租界拡張と越界路
出典: フリー百科事典『ウィキペディア(Wikipedia)』 (2022/06/30 19:14 UTC 版)
工部局は中国側に無断で繰り返し租界の拡張を行ったので、中国側もこれに対抗し主権を守ろうとした。1900年に閘北工程総局を設立し中国側が自ら都市開発に乗り出すことで共同租界工部局に対抗、1908年に工部局が閘北の租界編入を要求した際には閘北の商人や市政組織が反対運動を起こし、1914年の交渉においても世論の反対が強く閘北は租界に編入されなかった。このように租界の無断拡張に危機感を持った中国側が交渉を拒否し始めたので、工部局は租界拡張の新たな手段として越界路の建設を進めた。 まず最初に越界路は租界の外にある公園や学校への交通路として作られたが、工部局は本来なら法的に租界外である越界路では行使出来ないはずの警察権を、道路周辺の治安維持や交通整備という名目で行使し始めた。

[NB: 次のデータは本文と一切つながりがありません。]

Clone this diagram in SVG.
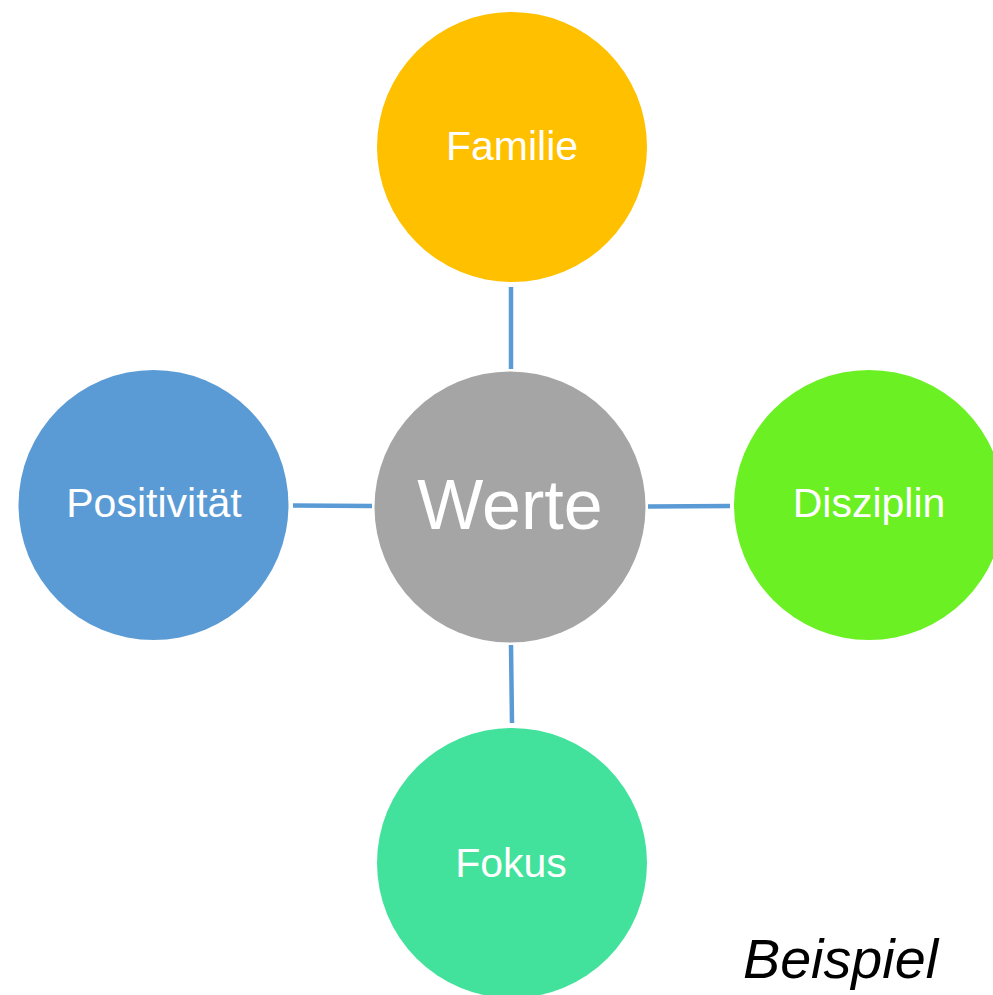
<svg xmlns="http://www.w3.org/2000/svg" width="993" height="995" viewBox="0 0 993 995">
<style>
.lbl{font-family:"Liberation Sans",Arial,sans-serif;fill:#fff;text-anchor:middle;font-size:41px}
.con{stroke:#5B9BD5;stroke-width:4.5;fill:none}
</style>
<rect width="993" height="995" fill="#fff"/>
<g id="connectors">
<line class="con" x1="511" y1="287" x2="511" y2="369"/>
<line class="con" x1="511" y1="645" x2="512" y2="723"/>
<line class="con" x1="293" y1="505.5" x2="372" y2="506"/>
<line class="con" x1="648" y1="506.5" x2="730" y2="506"/>
</g>
<g id="familie"><circle cx="512" cy="147" r="135" fill="#FFC000"/><text class="lbl" x="512" y="160">Familie</text></g>
<g id="werte"><circle cx="510" cy="507" r="135.5" fill="#A5A5A5"/><text class="lbl" x="510" y="529" style="font-size:70px">Werte</text></g>
<g id="positivitaet"><circle cx="153.5" cy="505" r="135" fill="#5B9BD5"/><text class="lbl" x="154" y="517">Positivität</text></g>
<g id="disziplin"><circle cx="869" cy="505" r="135" fill="#6AF023"/><text class="lbl" x="869" y="517">Disziplin</text></g>
<g id="fokus"><circle cx="512" cy="863" r="135" fill="#42E29C"/><text class="lbl" x="511" y="877">Fokus</text></g>
<text x="743" y="978" style="font-family:'Liberation Sans',Arial,sans-serif;font-style:italic;font-size:55px;fill:#000" textLength="195" lengthAdjust="spacingAndGlyphs">Beispiel</text>
</svg>
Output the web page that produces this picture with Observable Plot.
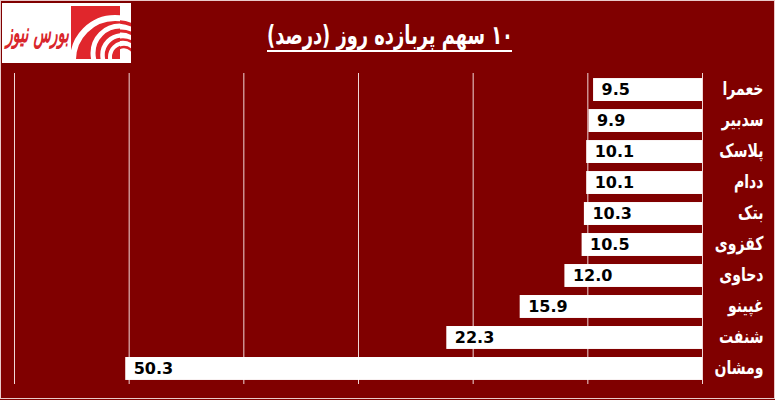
<!DOCTYPE html>
<html><head><meta charset="utf-8">
<script src="https://cdn.jsdelivr.net/npm/d3@7"></script>
<script src="https://cdn.jsdelivr.net/npm/@observablehq/plot@0.6"></script>
<style>
html,body{margin:0;padding:0;background:#800000;overflow:hidden;}
#wrap{position:relative;width:775px;height:400px;background:#800000;overflow:hidden;}
#border{position:absolute;left:0;top:0;width:775px;height:399px;box-sizing:border-box;border:1px solid #e9c9c9;pointer-events:none;z-index:5;}
#header{position:relative;height:70px;}
#logo{position:absolute;left:2px;top:3px;width:129px;height:60px;background:#fff;overflow:hidden;}
#logotext{position:absolute;left:4px;top:13px;white-space:nowrap;direction:rtl;font-family:"DejaVu Sans";font-weight:bold;font-style:italic;font-size:20px;color:#d9262c;transform-origin:0 0;}
#title{position:absolute;left:267px;top:20px;white-space:nowrap;direction:rtl;font-family:"DejaVu Sans";font-weight:bold;font-size:25px;line-height:30px;color:#fff;transform-origin:0 0;}
#uline{position:absolute;left:267px;top:50px;width:245px;height:2px;background:#fff;}
#chart svg{display:block;}
</style>
</head><body>
<div id="wrap">
  <div id="header">
    <div id="logo">
      <svg width="129" height="60" viewBox="0 0 129 60">
        <defs>
          <clipPath id="sq"><rect x="69" y="3" width="49" height="53"/></clipPath>
          <clipPath id="out"><rect x="118" y="3" width="11" height="53"/></clipPath>
        </defs>
        <rect x="69" y="3" width="49" height="53" fill="#e0262c"/>
        <g fill="none" stroke="#fff" clip-path="url(#sq)">
          <circle cx="113" cy="57" r="42" stroke-width="6"/>
          <circle cx="118" cy="50" r="27" stroke-width="5"/>
          <circle cx="120" cy="52" r="19.5" stroke-width="4.5"/>
          <circle cx="122" cy="54" r="14" stroke-width="4"/>
        </g>
        <g fill="none" stroke="#e0262c" clip-path="url(#out)">
          <circle cx="115.5" cy="53.5" r="34.5" stroke-width="3.5"/>
          <circle cx="119" cy="51" r="23" stroke-width="3"/>
          <circle cx="121" cy="53" r="16.5" stroke-width="2.5"/>
          <circle cx="122" cy="54" r="10" stroke-width="2.5"/>
        </g>
      </svg>
      <div id="logotext">بورس نیوز</div>
    </div>
    <div id="title">۱۰ سهم پربازده روز (درصد)</div>
    <div id="uline"></div>
  </div>
  <div id="chart"></div>
  <div id="border"></div>
</div>
<script>
const names = ["خعمرا", "سدبیر", "پلاسک", "ددام", "بتک", "کقزوی", "دحاوی", "غپینو", "شنفت", "ومشان"];
const values = [9.5, 9.9, 10.1, 10.1, 10.3, 10.5, 12.0, 15.9, 22.3, 50.3];
const gridTicks = [0, 10, 20, 30, 40, 50, 60];

const data = names.map((name, i) => ({name, value: values[i]}));

const chart = Plot.plot({
  width: 775,
  height: 330,
  marginTop: 0,
  marginBottom: 12,
  marginLeft: 14,
  marginRight: 73,
  style: {background: "transparent", fontFamily: "DejaVu Sans", overflow: "visible"},
  x: {domain: [0, 60], reverse: true, axis: null},
  y: {domain: names, axis: null, padding: 0.26, round: false},
  marks: [
    Plot.ruleX(gridTicks, {stroke: "#f0d6d6", strokeWidth: 1, insetTop: 3, insetBottom: 4}),
    Plot.barX(data, {x: "value", y: "name", fill: "#ffffff"}),
    Plot.text(data, {x: "value", y: "name", text: d => d.value.toFixed(1), textAnchor: "start", dx: 8, fill: "#000", fontWeight: "bold", fontSize: 16}),
    Plot.text(data, {x: () => 0, y: "name", text: "name", textAnchor: "end", dx: 61, dy: -1, fill: "#fff", fontWeight: "bold", fontSize: 19})
  ]
});
document.getElementById("chart").appendChild(chart);

// compress the Persian labels horizontally so they take the same room as in the reference
const textGroups = chart.querySelectorAll('g[aria-label="text"]');
const nameGroup = textGroups[textGroups.length - 1];
nameGroup.querySelectorAll("text").forEach(t => {
  const tr = t.getAttribute("transform");
  if (tr) t.setAttribute("transform", tr + " scale(0.74,1)");
});

// fit title and logo text
function fit(el, w, sy) {
  const r = el.getBoundingClientRect();
  el.style.transform = `scale(${w / r.width},${sy})`;
}
fit(document.getElementById("title"), 246, 1.05);
fit(document.getElementById("logotext"), 63, 1.35);
</script>
</body></html>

むしろ学校や公園は越界路を敷設し租界を拡張するための代用手段として用いられることがあった。当時の中国側は辛亥革命の混乱や南北講和の対応に忙殺され越界路の問題にまで手が回らず、工部局は混乱に乗じてなし崩し的に租界を無断で拡張し続けた。当初は越界路だけに警察権が及んでいたが、徐々に周辺地域や接続する路地にも影響力を行使し、最終的には越界路で囲まれた地域全体を支配するようになった。こうして上海に敷設された越界路は合計で70㎞を超え、越界路で囲まれた土地は約8000エーカーにもなった。越界路の拡大はその建設と維持費用の問題を生み出したので、工部局は新たな財源として水道や電気といったインフラ整備に伴って越界路における徴税権も行使していった。工部局側のこれらの行動は法や条約に基づいていなかったので、当然中国側からの度々の抗議を受け中国警察と租界警察との衝突事件が発生し、こうした事件は中国人の民族意識を刺激し五・三〇事件の一因となったと言われている。そして1927年に国民党政府による上海特別市が設立されると中国側は本格的に上海の租界回収に動きだし、共同租界側との対立が尖鋭化していった。 工部局による越界路の違法な拡大はその後も続いたので、それを防ぐために上海市政府が「守望所」を設けた。拡大する越界路を防ぎ中国の警察権を確保するために警備の「第六区」に5か所、第六区第一所に5か処、第二所に3か所の合計 13カ所に「守望所」が設置され、警察4名をもって二班に分け、巡回させる制度が1933年9月から実施されたという。